Yeah, I did that. They're not too deep, anymore, they're too thick. When checking to see if I could turn the thickness down, I found the file would impact the gear teeth.


----------



## Cycleops (Dec 6, 2014)

The OP doesn’t even mention the foot high rail so maybe it doesn’t bother him. If he wants to swap to code 55 it means, I’m assuming junking all his old track which is fine but maybe he doesn’t want to spend all that money.


----------



## BNSF Fan (Feb 27, 2010)

I realized after finding some code 80 flex in the back of a closet, that, that is what I was using before. I didn't think then that it looked out of whack, so I decided to go with it. One other reason for going with it is that my local hobby shop only sells code 80, so if I need something, it's convenient.


----------



## traction fan (Oct 5, 2014)

*Your railroad, your rules.*



BNSF Fan said:


> I realized after finding some code 80 flex in the back of a closet, that, that is what I was using before. I didn't think then that it looked out of whack, so I decided to go with it. One other reason for going with it is that my local hobby shop only sells code 80, so if I need something, it's convenient.


BNSF Fan;

Since you have, and are happy with, code 80 track, by all means use it. Mechanically, any code of rail will work. The different codes are strictly about appearance. As long as you are satisfied, that's all that matters. "Your railroad, your rules."

Have fun!

Traction Fan:smilie_daumenpos:


----------



## Shdwdrgn (Dec 23, 2014)

Ko Improbable said:


> Yeah, I did that. They're not too deep, anymore, they're too thick. When checking to see if I could turn the thickness down, I found the file would impact the gear teeth.


Instead of using a file, what about using a dremel with a small pointed stone? That should allow you to hold the dremel in a precise position while the loco wheels are turning and help avoid the gears.


----------



## Ko Improbable (Mar 15, 2017)

Shdwdrgn said:


> Instead of using a file, what about using a dremel with a small pointed stone? That should allow you to hold the dremel in a precise position while the loco wheels are turning and help avoid the gears.


It *could*, but I suspect my hand isn't steady enough to keep it there. No worries. It's not serious enough that I'm desperate to replace or fix the locomotive.


----------



## traction fan (Oct 5, 2014)

*Narrowing wheels, but not grinding gears.*



Ko Improbable said:


> It *could*, but I suspect my hand isn't steady enough to keep it there. No worries. It's not serious enough that I'm desperate to replace or fix the locomotive.


Ko Improbable;

If you should ever decide to try narrowing those wheels, I would use a thinner file, as opposed to a Dremel tool. I agree with your concern about the Dremel slipping and doing major damage to the gears. That would be all to easy to do. I would think that miniature hobby files, like those from X-acto, or the Harbor Freight set shown below, would be thin enough. www.harborfreighttools.com 
If not, a steel nail file would work.
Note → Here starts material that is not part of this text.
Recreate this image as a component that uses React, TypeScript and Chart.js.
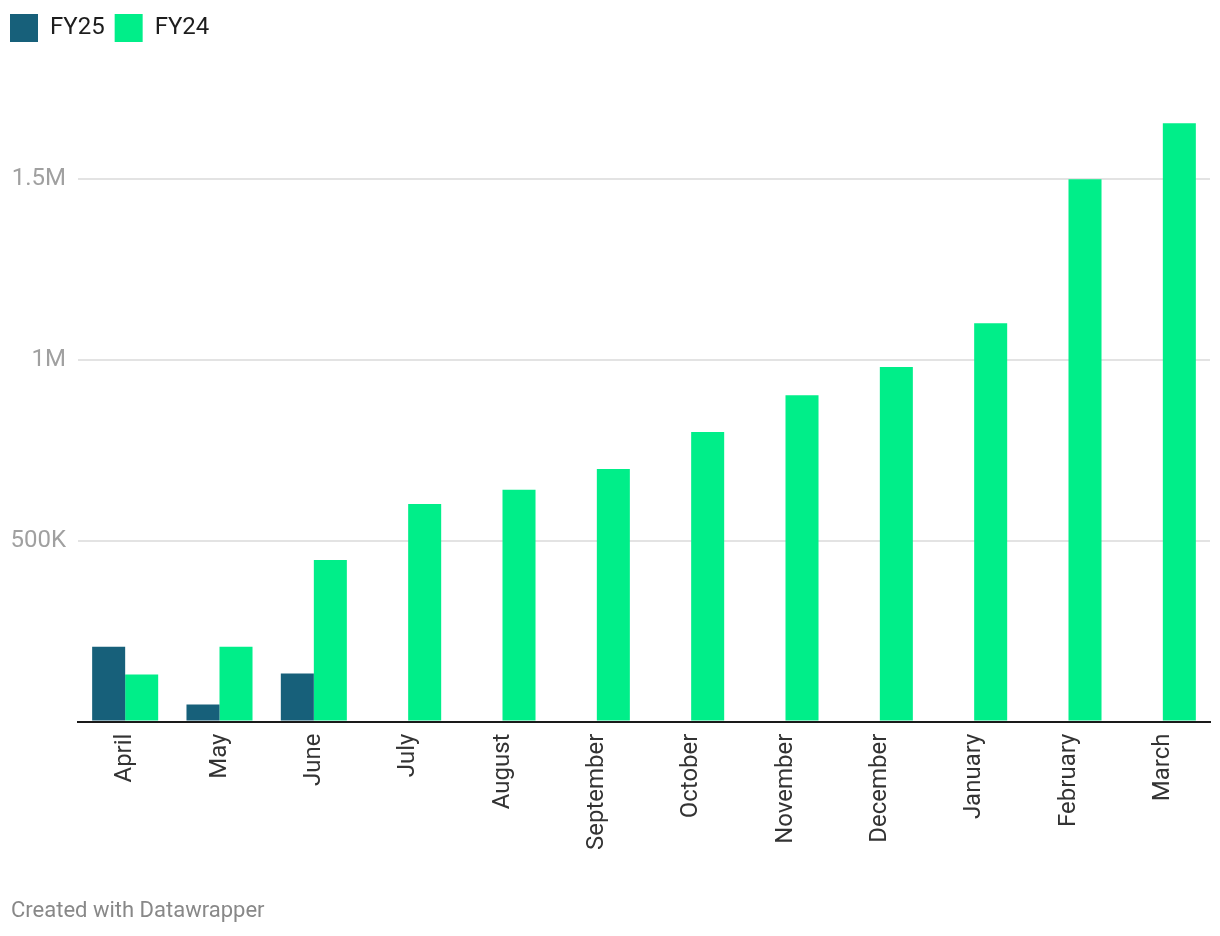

They are typically less than 1/16" thick.
However if you're happy with things as they are, that's all that matters.

regards;

Traction Fan:smilie_daumenpos:


----------



## Ko Improbable (Mar 15, 2017)

traction fan said:


> Ko Improbable;
> 
> If you should ever decide to try narrowing those wheels, I would use a thinner file, as opposed to a Dremel tool. I agree with your concern about the Dremel slipping and doing major damage to the gears. That would be all to easy to do. I would think that miniature hobby files, like those from X-acto, or the Harbor Freight set shown below, would be thin enough. www.harborfreighttools.com
> If not, a steel nail file would work. They are typically less than 1/16" thick.
> ...


Yep. I have two sets of tiny files. None of them lack "teeth" on the edges if they have "teeth" on the flats. The gears protrude from the plastic housing of the trucks.


----------